A tenancy bond mystery

Wednesday, April 8, 2009
Issue 665, Page 1 & 2
Word count: 579
Published in: Macau Daily Times

By Poyi (Natalie) Leung

Tarsha Perry only wants to go home with her two children after her husband lost his job in Macau and moved back to Australia last month. But the family’s reunion plan was impeded by the landlord yesterday as she tried to stop them from moving out from the Taipa apartment and shipping away their furniture.

Seven Public Security Police officers were called in to the sea front property “Pearl on the Lough” where both the landlord and the property management barred the truck from sending out some of the furniture.

The owner of the duplex apartment, a local woman, alleged that the tenant still owes her rents and some of the furniture “may belong to her”.

However, the tenancy agreement says that the apartment was unfurnished besides seven air conditioners when the Australian family moved in in June last year.

Mrs Perry, a Sydneysider, left her country with daughter Nikita and son Josh about two and a half years ago when her spouse got a job offer and came to Macau as an imported skilled labourer.

Lynn Gardaz, who is a friend of the family and was also present during the tenancy dispute that took place at about 11 am, told the Macau Daily Times the couple paid a two-month bond of HK$38,000 to the landlord in May last year.

Since then the monthly rent was at HK$19,000 and it was until February the two parties agreed over email negotiations that the rent could be cut down to HK$11,000 due to the economic downturn, Ms Gardaz said.

The police officers were shown bank slips of all the tenancy deposits payable to the landlord.

However in the following month of March Mr Perry was fired, the family could no longer afford the rent and thus told the landlord to take out the outstanding amount from the bond.

Afterwards the family decided to move out from the house at the end of March.
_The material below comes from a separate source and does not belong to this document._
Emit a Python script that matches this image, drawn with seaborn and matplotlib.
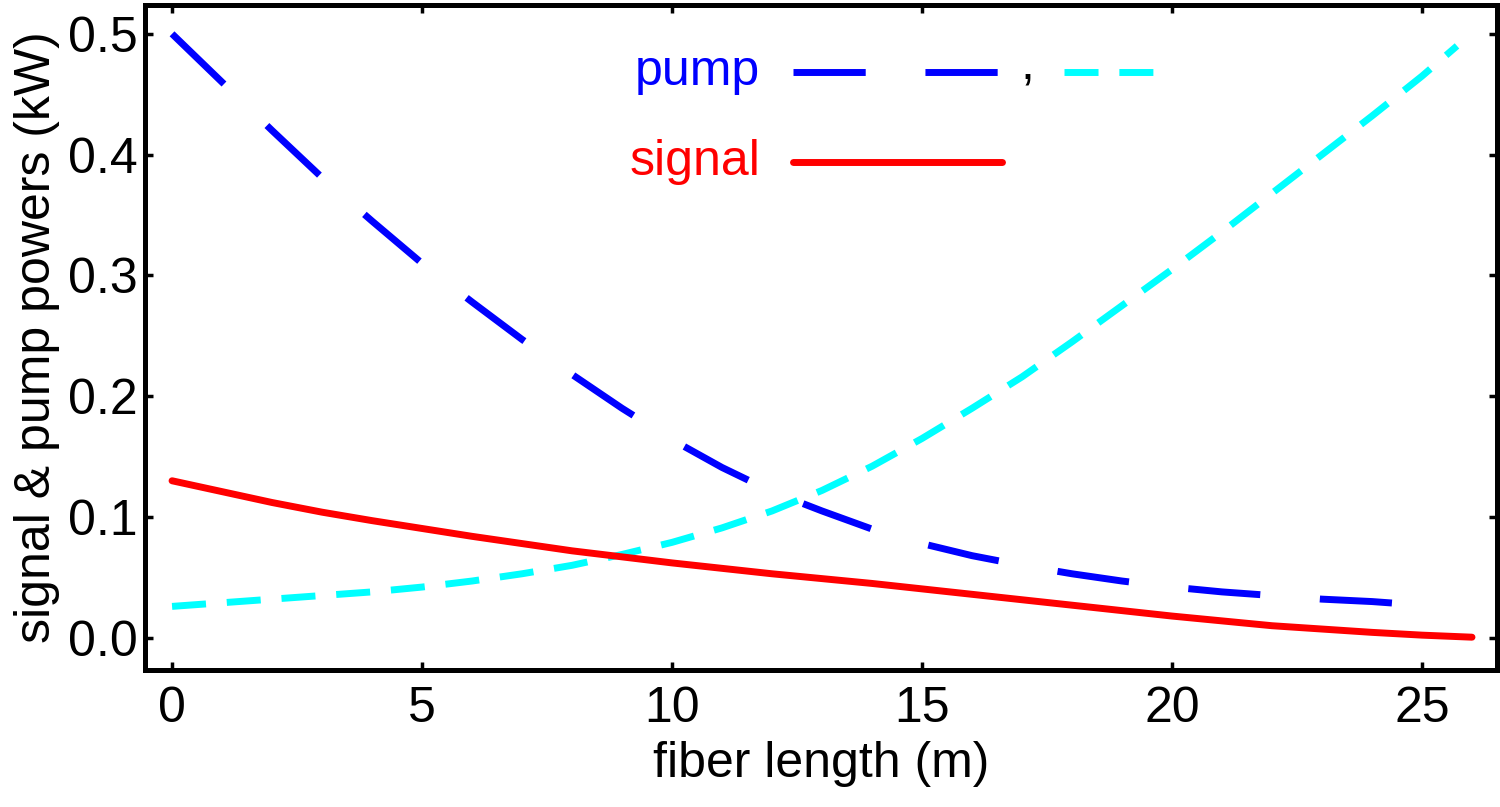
import numpy as np
import pandas as pd
import matplotlib.pyplot as plt
import seaborn as sns

# values
pump_fwd_x = [0, 1, 2, 3, 4, 5, 6, 7, 8, 9, 10, 11, 12, 13, 14, 15, 16, 17, 18, 19, 20, 21, 22, 23, 24, 25]
pump_fwd_y = [0.500, 0.460, 0.420, 0.381, 0.345, 0.310, 0.278, 0.247, 0.218, 0.190, 0.164, 0.141, 0.121, 0.105, 0.090, 0.078, 0.068, 0.060, 0.053, 0.047, 0.042, 0.038, 0.035, 0.032, 0.030, 0.027]

pump_bwd_x = [0, 1, 2, 3, 4, 5, 6, 7, 8, 9, 10, 11, 12, 13, 14, 15, 16, 17, 18, 19, 20, 21, 22, 23, 24, 25, 25.7]
pump_bwd_y = [0.026, 0.029, 0.032, 0.035, 0.038, 0.042, 0.047, 0.053, 0.060, 0.069, 0.079, 0.091, 0.105, 0.122, 0.142, 0.165, 0.190, 0.216, 0.245, 0.275, 0.305, 0.336, 0.368, 0.400, 0.432, 0.465, 0.490]

signal_x = [0, 1, 2, 3, 4, 6, 8, 10, 12, 14, 16, 18, 20, 22, 24, 25, 26]
signal_y = [0.130, 0.121, 0.112, 0.104, 0.097, 0.084, 0.072, 0.062, 0.053, 0.045, 0.036, 0.027, 0.018, 0.010, 0.0045, 0.0022, 0.0005]

x_ticks = [0, 5, 10, 15, 20, 25]
y_ticks = [0.0, 0.1, 0.2, 0.3, 0.4, 0.5]

sns.set_style("ticks")
plt.rcParams['font.family'] = ['Liberation Sans', 'DejaVu Sans']

fig = plt.figure(figsize=(15, 8.07), dpi=100)
ax = fig.add_axes([0.0967, 0.170, 0.9013, 0.824])

long_dash = (0, (10.4, 8.6))
short_dash = (0, (4.9, 3.0))

fwd = pd.DataFrame({"x": pump_fwd_x, "y": pump_fwd_y})
bwd = pd.DataFrame({"x": pump_bwd_x, "y": pump_bwd_y})
sig = pd.DataFrame({"x": signal_x, "y": signal_y})

sns.lineplot(data=fwd, x="x", y="y", ax=ax, color="#0000ff", lw=5, linestyle=long_dash)
sns.lineplot(data=bwd, x="x", y="y", ax=ax, color="#00ffff", lw=5, linestyle=short_dash)
sns.lineplot(data=sig, x="x", y="y", ax=ax, color="#ff0000", lw=5)
for ln in ax.lines:
    ln.set_dash_capstyle("butt")

ax.set_xlim(-0.54, 26.5)
ax.set_ylim(-0.0265, 0.524)
ax.set_xticks(x_ticks)
ax.set_yticks(y_ticks)
ax.set_yticklabels([f"{v:.1f}" for v in y_ticks])
ax.tick_params(direction="in", length=6, width=2.5, labelsize=36,
               top=True, right=True, colors="black")
ax.tick_params(axis="x", pad=12)
ax.tick_params(axis="y", pad=5)
for sp in ax.spines.values():
    sp.set_linewidth(3.6)
    sp.set_color("black")
    sp.set_visible(True)

ax.set_xlabel("fiber length (m)", fontsize=36, labelpad=6, color="black")
ax.set_ylabel("signal & pump powers (kW)", fontsize=36, labelpad=6, color="black")

# legend drawn by hand
ax.text(0.455, 0.899, "pump", color="#0000ff", fontsize=36, ha="right", va="center", transform=ax.transAxes)
ax.text(0.455, 0.764, "signal", color="#ff0000", fontsize=36, ha="right", va="center", transform=ax.transAxes)
ax.plot([0.479, 0.632], [0.899, 0.899], color="#0000ff", lw=5, linestyle=long_dash,
        dash_capstyle="butt", transform=ax.transAxes)
ax.text(0.653, 0.889, ",", color="black", fontsize=36, ha="center", va="baseline", transform=ax.transAxes)
ax.plot([0.680, 0.749], [0.899, 0.899], color="#00ffff", lw=5, linestyle=short_dash,
        dash_capstyle="butt", transform=ax.transAxes)
ax.plot([0.479, 0.634], [0.764, 0.764], color="#ff0000", lw=5, transform=ax.transAxes)

plt.savefig("out.png", dpi=100)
But the family friend said since Mrs Perry understood that it was a short notice, she let the landlord keep the rest of the HK$27,000 bond and also leave her a huge wardrobe worth HK$20,000 in the master room.
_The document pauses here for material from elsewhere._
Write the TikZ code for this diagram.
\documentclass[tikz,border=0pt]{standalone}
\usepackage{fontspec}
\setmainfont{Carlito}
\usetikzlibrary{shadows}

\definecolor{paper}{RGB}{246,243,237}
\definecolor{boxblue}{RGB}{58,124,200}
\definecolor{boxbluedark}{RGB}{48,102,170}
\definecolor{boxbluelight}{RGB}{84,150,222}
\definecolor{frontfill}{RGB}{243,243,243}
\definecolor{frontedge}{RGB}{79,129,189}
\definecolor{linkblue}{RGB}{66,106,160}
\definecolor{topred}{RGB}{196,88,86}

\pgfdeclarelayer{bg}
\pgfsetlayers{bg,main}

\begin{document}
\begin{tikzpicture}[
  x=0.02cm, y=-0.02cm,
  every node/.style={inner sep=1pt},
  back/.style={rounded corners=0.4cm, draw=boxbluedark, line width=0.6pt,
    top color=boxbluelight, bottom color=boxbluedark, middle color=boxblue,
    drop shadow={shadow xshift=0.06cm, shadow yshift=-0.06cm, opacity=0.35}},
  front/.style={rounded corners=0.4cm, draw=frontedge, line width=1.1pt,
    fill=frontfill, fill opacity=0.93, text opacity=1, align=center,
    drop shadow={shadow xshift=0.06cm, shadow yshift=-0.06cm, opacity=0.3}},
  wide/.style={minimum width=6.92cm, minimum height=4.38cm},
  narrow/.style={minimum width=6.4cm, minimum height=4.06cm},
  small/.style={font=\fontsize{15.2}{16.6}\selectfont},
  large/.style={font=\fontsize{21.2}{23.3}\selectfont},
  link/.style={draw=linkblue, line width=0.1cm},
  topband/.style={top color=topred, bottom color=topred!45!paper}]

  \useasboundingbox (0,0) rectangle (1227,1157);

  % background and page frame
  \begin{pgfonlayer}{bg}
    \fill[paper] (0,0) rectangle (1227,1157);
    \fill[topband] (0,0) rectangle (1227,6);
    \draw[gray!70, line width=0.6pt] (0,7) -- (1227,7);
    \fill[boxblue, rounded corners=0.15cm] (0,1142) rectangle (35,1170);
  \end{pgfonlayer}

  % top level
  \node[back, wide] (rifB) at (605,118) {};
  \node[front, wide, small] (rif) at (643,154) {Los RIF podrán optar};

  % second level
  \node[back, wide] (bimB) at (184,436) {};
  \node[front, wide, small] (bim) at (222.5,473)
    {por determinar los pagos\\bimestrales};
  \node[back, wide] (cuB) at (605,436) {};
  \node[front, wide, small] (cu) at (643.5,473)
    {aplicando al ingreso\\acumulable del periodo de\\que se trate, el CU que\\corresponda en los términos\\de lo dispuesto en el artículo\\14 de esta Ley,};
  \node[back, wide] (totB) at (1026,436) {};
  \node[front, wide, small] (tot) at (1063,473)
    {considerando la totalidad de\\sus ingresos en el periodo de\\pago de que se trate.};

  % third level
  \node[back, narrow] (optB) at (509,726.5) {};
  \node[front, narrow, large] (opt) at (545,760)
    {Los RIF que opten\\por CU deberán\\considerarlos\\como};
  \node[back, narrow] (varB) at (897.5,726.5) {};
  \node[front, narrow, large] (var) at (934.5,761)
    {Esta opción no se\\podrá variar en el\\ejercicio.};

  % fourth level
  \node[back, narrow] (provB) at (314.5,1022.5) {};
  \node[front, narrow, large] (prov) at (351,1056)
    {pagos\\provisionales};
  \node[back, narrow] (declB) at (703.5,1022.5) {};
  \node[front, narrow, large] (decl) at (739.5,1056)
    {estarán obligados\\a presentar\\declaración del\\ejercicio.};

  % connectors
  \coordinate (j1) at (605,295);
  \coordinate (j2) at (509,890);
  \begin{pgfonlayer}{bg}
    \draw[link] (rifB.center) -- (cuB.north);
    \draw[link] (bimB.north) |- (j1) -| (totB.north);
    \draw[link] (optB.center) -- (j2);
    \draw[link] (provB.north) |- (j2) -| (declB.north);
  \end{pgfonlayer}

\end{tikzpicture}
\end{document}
The landlord accepted the suggestion at that time, Ms Gardaz said.

On March 31 the mother of two together with her six-year-old daughter and three-year-old son planned to leave Macau and fly back home.

However, Viva Macau cancelled the flight and also that for yesterday. Hence the family is expected to be on their way to get together with Mr Perry in another scheduled flight today.

The long-delayed departure at the same time made Mrs Perry and the two children overstay in Macau for a week.

On the other hand the landlord told the police she does not keep the bond and the family still owes her money, adding some of the furniture inside the apartment “may belong to her”.

However the police officer said she did not explain where the bond has gone.

After nearly two hours of a verbal fight, the police told the landlord that she could not detain any of the packed boxes and furniture, as they are the “possessions of the family”.

The truck was finally let go. But the landlord vowed that she will take the dispute to court.

Mrs Perry, Nikita and Josh lastly needed to go to the Taipa Public Security Police Station and then the immigration department with the presence of a lawyer to take care of their overstaying fines.